Gli interpellati si esprimono in maggioranza anche per una riforma del Csm e auspicano una non meglio definita riforma della giustizia, temi che ovviamente non possono essere definiti con elementi di sufficiente chiarezza e determinazione da una rilevazione demoscopica.
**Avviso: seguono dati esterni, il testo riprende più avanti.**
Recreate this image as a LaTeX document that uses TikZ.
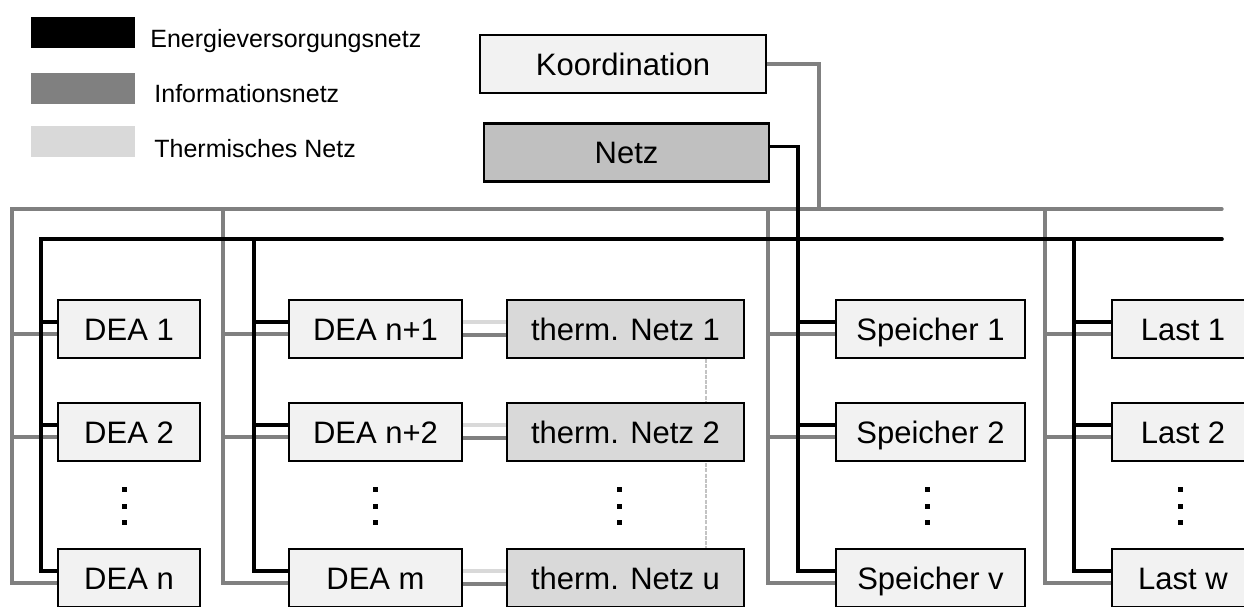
\documentclass[tikz,border=0pt]{standalone}
\usepackage{fontspec}
\setmainfont{Liberation Sans}
\usetikzlibrary{calc,backgrounds}
\definecolor{boxfill}{HTML}{F2F2F2}
\definecolor{netzfill}{HTML}{C0C0C0}
\definecolor{thermfill}{HTML}{D9D9D9}
\definecolor{infogray}{HTML}{808080}
\definecolor{thermline}{HTML}{D9D9D9}
\begin{document}
\begin{tikzpicture}[x=0.5pt,y=-0.5pt,
  unit/.style={draw=black, line width=1.15pt, fill=boxfill, minimum width=#1,
    minimum height=29pt, inner sep=0pt, text height=11.1pt, text depth=0pt,
    font=\fontsize{15.5}{18}\selectfont},
  swatch/.style={inner sep=0pt, minimum width=52pt, minimum height=15.5pt},
  legendtext/.style={anchor=base west, inner sep=0pt, font=\fontsize{12.5}{15}\selectfont},
  energy/.style={line width=1.8pt, black, line cap=round, line join=miter},
  info/.style={line width=1.7pt, infogray, line cap=round, line join=miter},
  therm/.style={line width=1.7pt, thermline},
  thermdash/.style={line width=1.3pt, thermline!90!black, dash pattern=on 2pt off 0.6pt},
  dotmark/.style={fill=black}
]
\clip (0,0) rectangle (1244,606);

% legend
\node[swatch, fill=black]     (swE) at (83,32.5)  {};
\node[swatch, fill=infogray]  (swI) at (83,88.5)  {};
\node[swatch, fill=thermfill] (swT) at (83,141.5) {};
\node[legendtext] (lgE) at (150,47)  {Energieversorgungsnetz};
\node[legendtext] (lgI) at (154,102) {Informationsnetz};
\node[legendtext] (lgT) at (154,157) {Thermisches Netz};

% upper units
\node[unit=143pt] (koord) at (623,64) {Koordination};
\node[unit=142.5pt, fill=netzfill] (netz) at (626.5,152.5) {Netz};

% DEA columns
\node[unit=71pt] (dea1) at (129,329) {DEA 1};
\node[unit=71pt] (dea2) at (129,432) {DEA 2};
\node[unit=71pt] (dean) at (129,578) {DEA n};
\node[unit=86.5pt] (deanp1) at (375.5,329) {DEA n+1};
\node[unit=86.5pt] (deanp2) at (375.5,432) {DEA n+2};
\node[unit=86.5pt] (deam)   at (375.5,578) {DEA m};

% thermal networks
\node[unit=118.5pt, fill=thermfill] (th1) at (625.5,329) {therm. Netz 1};
\node[unit=118.5pt, fill=thermfill] (th2) at (625.5,432) {therm. Netz 2};
\node[unit=118.5pt, fill=thermfill] (thu) at (625.5,578) {therm. Netz u};

% storage and loads
\node[unit=94.5pt] (sp1) at (930.5,329) {Speicher 1};
\node[unit=94.5pt] (sp2) at (930.5,432) {Speicher 2};
\node[unit=94.5pt] (spv) at (930.5,578) {Speicher v};
\node[unit=71pt] (last1) at (1183,329) {Last 1};
\node[unit=71pt] (last2) at (1183,432) {Last 2};
\node[unit=71pt] (lastw) at (1183,578) {Last w};

% attachment points on the left side of each unit
\foreach \n in {dea1,dea2,dean,deanp1,deanp2,deam,sp1,sp2,spv,last1,last2,lastw}{
  \coordinate (\n-e) at ($(\n.north west)+(0,23)$);
  \coordinate (\n-i) at ($(\n.north west)+(0,35)$);
}
% attachment points between generators and thermal networks
\foreach \n in {deanp1,deanp2,deam}{
  \coordinate (\n-te) at ($(\n.north east)+(0,23)$);
  \coordinate (\n-ti) at ($(\n.north east)+(0,36)$);
}
\coordinate (netz-e) at ($(netz.north east)+(0,24)$);

% bus corners and column feeders
\coordinate (gL) at (12,209);   \coordinate (gR) at (1222,209);
\coordinate (g2) at (223,209);  \coordinate (g3) at (768,209);
\coordinate (g4) at (1045,209); \coordinate (gK) at (819,209);
\coordinate (bL) at (41,239);   \coordinate (bR) at (1222,239);
\coordinate (b2) at (254,239);  \coordinate (b3) at (798,239);
\coordinate (b4) at (1074,239);
\coordinate (tv) at (706,0);

\begin{scope}[on background layer]
% thermal coupling
\draw[thermdash] (tv |- th1.south) -- (tv |- thu.north);
\draw[therm] (deanp1-te) -- (deanp1-te -| th1.west);
\draw[therm] (deanp2-te) -- (deanp2-te -| th2.west);
\draw[therm] (deam-te)   -- (deam-te -| thu.west);

% information network
\draw[info] (gR) -- (gL) -- (gL |- dean-i) -- (dean-i);
\draw[info] (gL |- dea1-i) -- (dea1-i);
\draw[info] (gL |- dea2-i) -- (dea2-i);
\draw[info] (g2) -- (g2 |- deam-i) -- (deam-i);
\draw[info] (g2 |- deanp1-i) -- (deanp1-i);
\draw[info] (g2 |- deanp2-i) -- (deanp2-i);
\draw[info] (g3) -- (g3 |- spv-i) -- (spv-i);
\draw[info] (g3 |- sp1-i) -- (sp1-i);
\draw[info] (g3 |- sp2-i) -- (sp2-i);
\draw[info] (g4) -- (g4 |- lastw-i) -- (lastw-i);
\draw[info] (g4 |- last1-i) -- (last1-i);
\draw[info] (g4 |- last2-i) -- (last2-i);
\draw[info] (koord.east) -| (gK);
\draw[info] (deanp1-ti) -- (deanp1-ti -| th1.west);
\draw[info] (deanp2-ti) -- (deanp2-ti -| th2.west);
\draw[info] (deam-ti)   -- (deam-ti -| thu.west);

% energy supply network
\draw[energy] (bR) -- (bL) -- (bL |- dean-e) -- (dean-e);
\draw[energy] (bL |- dea1-e) -- (dea1-e);
\draw[energy] (bL |- dea2-e) -- (dea2-e);
\draw[energy] (b2) -- (b2 |- deam-e) -- (deam-e);
\draw[energy] (b2 |- deanp1-e) -- (deanp1-e);
\draw[energy] (b2 |- deanp2-e) -- (deanp2-e);
\draw[energy] (netz-e) -| (b3 |- spv-e) -- (spv-e);
\draw[energy] (b3 |- sp1-e) -- (sp1-e);
\draw[energy] (b3 |- sp2-e) -- (sp2-e);
\draw[energy] (b4) -- (b4 |- lastw-e) -- (lastw-e);
\draw[energy] (b4 |- last1-e) -- (last1-e);
\draw[energy] (b4 |- last2-e) -- (last2-e);
\end{scope}

% continuation dots
\foreach \x in {124,375,619,927,1180}{
  \foreach \y in {489,506,522}{
    \fill[dotmark] (\x-2.5,\y-2.5) rectangle (\x+2.5,\y+2.5);
  }
}
\end{tikzpicture}
\end{document}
Infine molto puntuale e determinata è la risposta a una domanda tutt’altro che generica: “Che cosa avrebbe dovuto fare il Pd con i suoi esponenti coinvolti?”. Il 75% degli italiani e il 63% degli elettori del Pd ha risposto: “Espellerli fino alla verifica dei fatti”.

La rilevazione è successiva allo scenario, superiore all’immaginazione di qualsiasi mente perversamente machiavellica, emerso dalla riunione carbonara in un albergo della capitale nella notte del 9 maggio scorso tra cinque consiglieri del Csm e Luca Lotti, ex ministro renziano, parlamentare Pd rinviato a giudizio per favoreggiamento nell’inchiesta Consip, alla presenza dei “promotori”: il factotum “correntizio” Cosimo Ferri -anello di congiunzione imprescindibile tra politici e toghe, a lungo leader di Mi, anche lui parlamentare del Pd, già sottosegretario nei governi Letta, Renzi, Gentiloni – e Luca Palamara, pm a Roma, ex presidente dell’Anm e già componente del Csm indagato per corruzione a Perugia e per questo soggetto a intercettazione ambientale con il famigerato trojan.
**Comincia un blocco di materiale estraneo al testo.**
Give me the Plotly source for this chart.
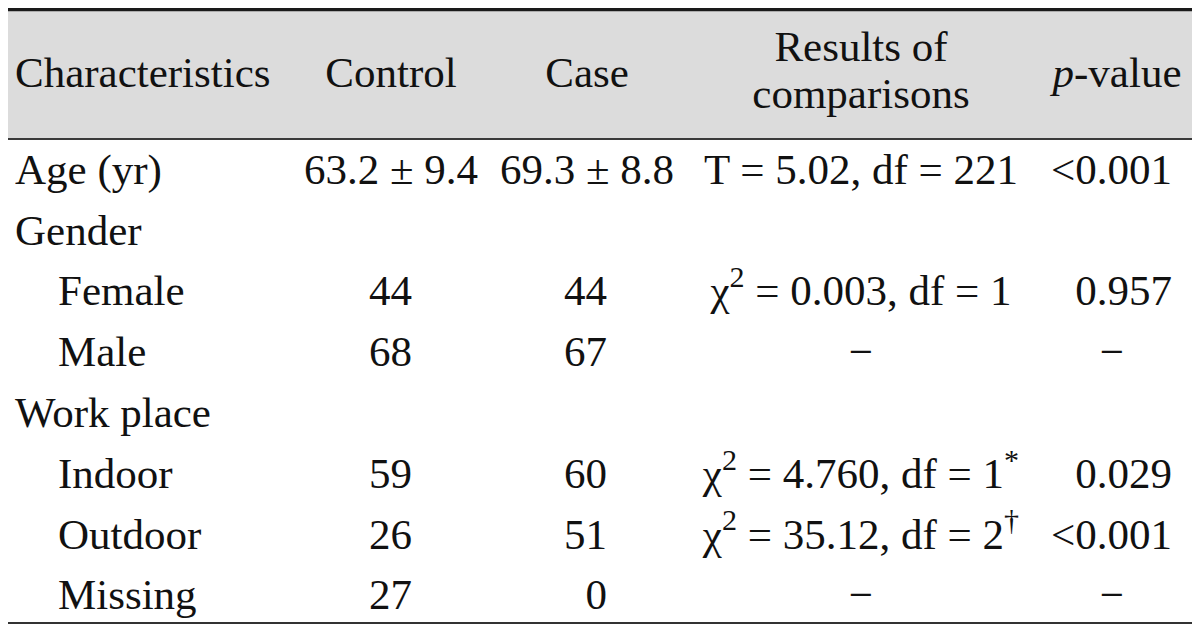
import plotly.graph_objects as go

# ---------------- data ----------------
characteristics = ["Age (yr)", "Gender", "Female", "Male", "Work place", "Indoor", "Outdoor", "Missing"]
indent_level = [0, 0, 1, 1, 0, 1, 1, 1]
control = ["63.2 ± 9.4", "", "44", "68", "", "59", "26", "27"]
case = ["69.3 ± 8.8", "", "44", "67", "", "60", "51", "0"]
comparisons = ["T = 5.02, df = 221", "", "χ<sup>2</sup> = 0.003, df = 1", "−", "",
               "χ<sup>2</sup> = 4.760, df = 1<sup>*</sup>", "χ<sup>2</sup> = 35.12, df = 2<sup>†</sup>", "−"]
p_values = ["<0.001", "", "0.957", "−", "", "0.029", "<0.001", "−"]
headers = ["Characteristics", "Control", "Case", "Results of", "comparisons", "<i>p</i>-value"]

# ---------------- layout constants ----------------
W, H = 1200, 630
PAGE_OFFSET = 8  # default body margin of the html page
FONT = dict(family="Liberation Serif, Times New Roman, serif", size=43, color="#111111")
row_first, row_step = 173, 60.8
row_y = [row_first + i * row_step for i in range(len(characteristics))]
header_y = 76
header_two_y = [50, 97]
x_left, x_indent = 15, 58
ctrl_center, ctrl_right = 391, 412
case_center, case_right = 587, 607
comp_center = 861
p_right, p_dash_center = 1172, 1112


def esc(s):
    return s.replace("<0", "&lt;0")


fig = go.Figure()


def add_text(xs, ys, texts, pos):
    fig.add_trace(go.Scatter(x=xs, y=ys, text=texts, mode="text", textposition=pos,
                             textfont=FONT, hoverinfo="skip", showlegend=False))


# header
add_text([x_left], [header_y], [headers[0]], "middle right")
add_text([ctrl_center, case_center], [header_y, header_y], headers[1:3], "middle center")
add_text([comp_center, comp_center], header_two_y, headers[3:5], "middle center")
add_text([p_dash_center + 5], [header_y], [headers[5]], "middle center")

# first column
add_text([x_indent if lvl else x_left for lvl in indent_level], row_y, characteristics, "middle right")


def numeric_column(values, center_x, right_x):
    cx, cy, ct, rx, ry, rt = [], [], [], [], [], []
    for v, y in zip(values, row_y):
        if not v:
            continue
        if "±" in v or v == "−":
            cx.append(center_x); cy.append(y); ct.append(esc(v))
        else:
            rx.append(right_x); ry.append(y); rt.append(esc(v))
    if ct:
        add_text(cx, cy, ct, "middle center")
    if rt:
        add_text(rx, ry, rt, "middle left")


numeric_column(control, ctrl_center, ctrl_right)
numeric_column(case, case_center, case_right)

cy = [y for v, y in zip(comparisons, row_y) if v]
add_text([comp_center] * len(cy), cy, [v for v in comparisons if v], "middle center")

numeric_column(p_values, p_dash_center, p_right)

# rules and header band
shapes = [
    dict(type="rect", x0=8, x1=W, y0=11, y1=138, fillcolor="#dcdcdc", line=dict(width=0), layer="below"),
    dict(type="line", x0=8, x1=W, y0=9.5, y1=9.5, line=dict(color="#1a1a1a", width=3.5), layer="below"),
    dict(type="line", x0=8, x1=W, y0=139, y1=139, line=dict(color="#3a3a3a", width=2), layer="below"),
    dict(type="line", x0=8, x1=W, y0=623, y1=623, line=dict(color="#333333", width=2), layer="below"),
]

fig.update_layout(
    width=W - PAGE_OFFSET, height=H - PAGE_OFFSET, margin=dict(l=0, r=0, t=0, b=0),
    paper_bgcolor="white", plot_bgcolor="white",
    xaxis=dict(range=[PAGE_OFFSET, W], visible=False, fixedrange=True),
    yaxis=dict(range=[H, PAGE_OFFSET], visible=False, fixedrange=True),
    shapes=shapes,
)

fig.write_html("out.html")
In estrema sintesi i sette magistrati presenti pendono dalle labbra del politico, già plenipotenziario renziano, che detta i tempi della “pratica Roma” da chiudere entro il 29 maggio – cosa che sarebbe avvenuta se non fosse scoppiato lo scandalo -, si vanta dei contatti con il Quirinale dove si sarebbe pesantemente lagnato dell’incriminazione per Consip, dà le direttive per la nomina del procuratore generale a Firenze, “si vira su Viola” e si spedisce l’odiato procuratore capo Giuseppe Creazzo – reo di non aver avuto riguardo per i coniugi Renzi, “i nonni perseguitati” – a Reggio Calabria.

Quanto a Paolo Ielo, parimenti indigesto a Lotti per l’inchiesta Consip e a Palamara perché ha inviato a Perugia le carte contro di lui, “gli va messa paura”, come dice quest’ultimo, con l’esposto farlocco del collega Stefano Rocco Fava, di cui Lotti è perfettamente a conoscenza e particolarmente interessato, come risulta dall’intercettazione che ha per oggetto “la bomba su Ielo”.
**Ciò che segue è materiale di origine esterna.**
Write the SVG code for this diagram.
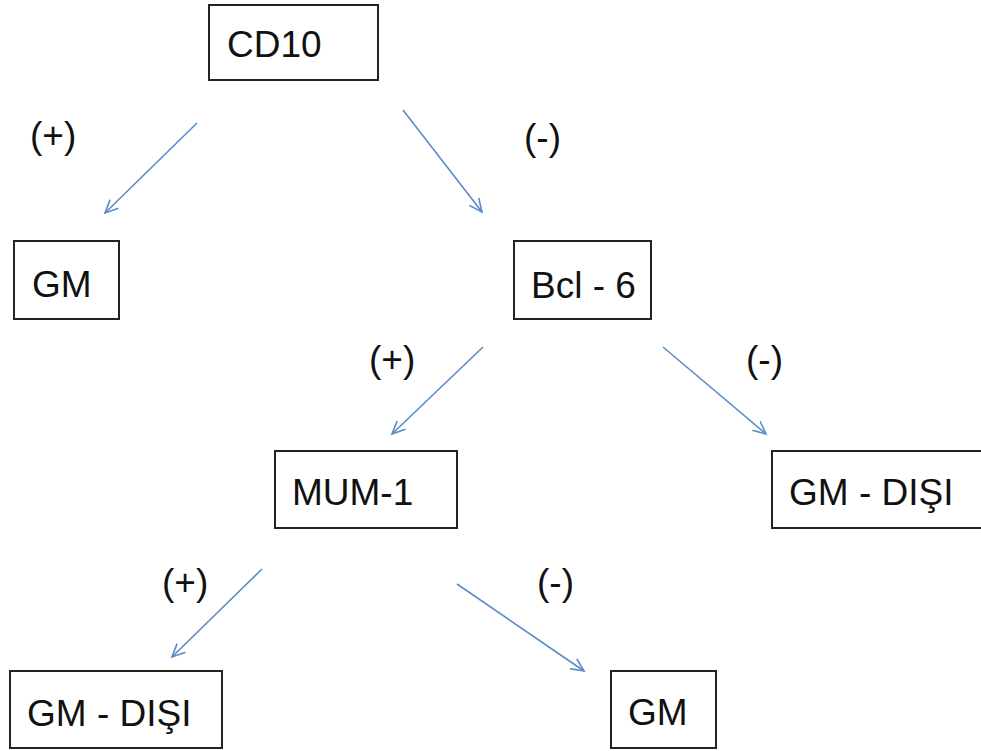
<svg xmlns="http://www.w3.org/2000/svg" width="981" height="751" viewBox="0 0 981 751">
<style>
.box{fill:#fff;stroke:#222;stroke-width:2}
.t{font-family:"Liberation Sans",Arial,sans-serif;font-size:37px;fill:#111}
.c{stroke:#5b8cc8;stroke-width:1.6;fill:none}
</style>
<defs>
<marker id="ah" markerUnits="userSpaceOnUse" markerWidth="16" markerHeight="16" refX="13" refY="6" orient="auto" viewBox="0 0 16 12">
<path d="M0,0 L13,6 L0,12" fill="none" stroke="#5b8cc8" stroke-width="1.6"/>
</marker>
</defs>
<rect width="981" height="751" fill="#fff"/>
<g id="connectors">
<line class="c" x1="197" y1="123" x2="105" y2="213" marker-end="url(#ah)"/>
<line class="c" x1="403" y1="110" x2="482" y2="212" marker-end="url(#ah)"/>
<line class="c" x1="483" y1="347" x2="392" y2="434" marker-end="url(#ah)"/>
<line class="c" x1="663" y1="347" x2="766" y2="434" marker-end="url(#ah)"/>
<line class="c" x1="262" y1="569" x2="172" y2="657" marker-end="url(#ah)"/>
<line class="c" x1="457" y1="584" x2="584" y2="671" marker-end="url(#ah)"/>
</g>
<g id="labels">
<text class="t" x="30" y="148">(+)</text>
<text class="t" x="524" y="150">(-)</text>
<text class="t" x="369" y="372">(+)</text>
<text class="t" x="746" y="372">(-)</text>
<text class="t" x="162" y="595">(+)</text>
<text class="t" x="537" y="595">(-)</text>
</g>
<g id="cd10"><rect class="box" x="209" y="5" width="169" height="75"/><text class="t" x="227" y="57">CD10</text></g>
<g id="gm1"><rect class="box" x="14" y="241" width="105" height="78"/><text class="t" x="32" y="297">GM</text></g>
<g id="bcl6"><rect class="box" x="514" y="241" width="137" height="78"/><text class="t" x="531" y="298">Bcl - 6</text></g>
<g id="mum1"><rect class="box" x="275" y="451" width="182" height="77"/><text class="t" x="292" y="505">MUM-1</text></g>
<g id="gmdisi1"><rect class="box" x="772" y="451" width="220" height="77"/><text class="t" x="789" y="505">GM - DIŞI</text></g>
<g id="gmdisi2"><rect class="box" x="10" y="671" width="212" height="77"/><text class="t" x="27" y="726">GM - DIŞI</text></g>
<g id="gm2"><rect class="box" x="611" y="671" width="105" height="77"/><text class="t" x="628" y="725">GM</text></g>
</svg>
Poi ci sono state le reazioni e le “autodifese” degli interessati, che si sono riversate in grandissima parte contro “l’uso vergognoso e dissennato dei trojan introdotti da Andrea Orlando per i reati di mafia ed estesi secondo logica, su iniziativa del M5S, alla corruzione, inseriti nel cellulare di un magistrato inquisito e non di un parlamentare”.

Lotti si è buttato sulla chiamata in correità con tutti “i moralisti senza morale” che l’hanno preceduto: “credete che io sia il primo?”. Una domanda retorica con risposta negativa, purché sia fatta salva la postilla non irrilevante che lui si è mosso non solo a “titolo personale”, ma come imputato o per conto di imputati a lui particolarmente vicini, per sfavorire e/o minacciare i titolari di quelle inchieste. Palamara invece è stato più creativo e, per svuotare di significato le sue dichiarazioni nel colloquio con Lotti riguardo alla richiesta rivolta a Giuseppe Pignatone di chiudere Consip con una bella archiviazione, ha inventato l’ipotetica dell’irrealtà al passato, in quanto la conversazione sarebbe avvenuta dopo la richiesta di rinvio a giudizio.

Si può presumere che queste solide argomentazioni avranno contribuito a fornire un quadro ancora più completo e approfondito almeno a quel 33% di intervistati che afferma di seguire in maniera continuativa la vicenda di quello viene sbrigativamente definito “scandalo toghe”, che politicamente parlando “è tutto targato Pd”, come per completezza di informazione ci ha ricordato puntualmente Marco Travaglio anche sul Fatto del 15 giugno.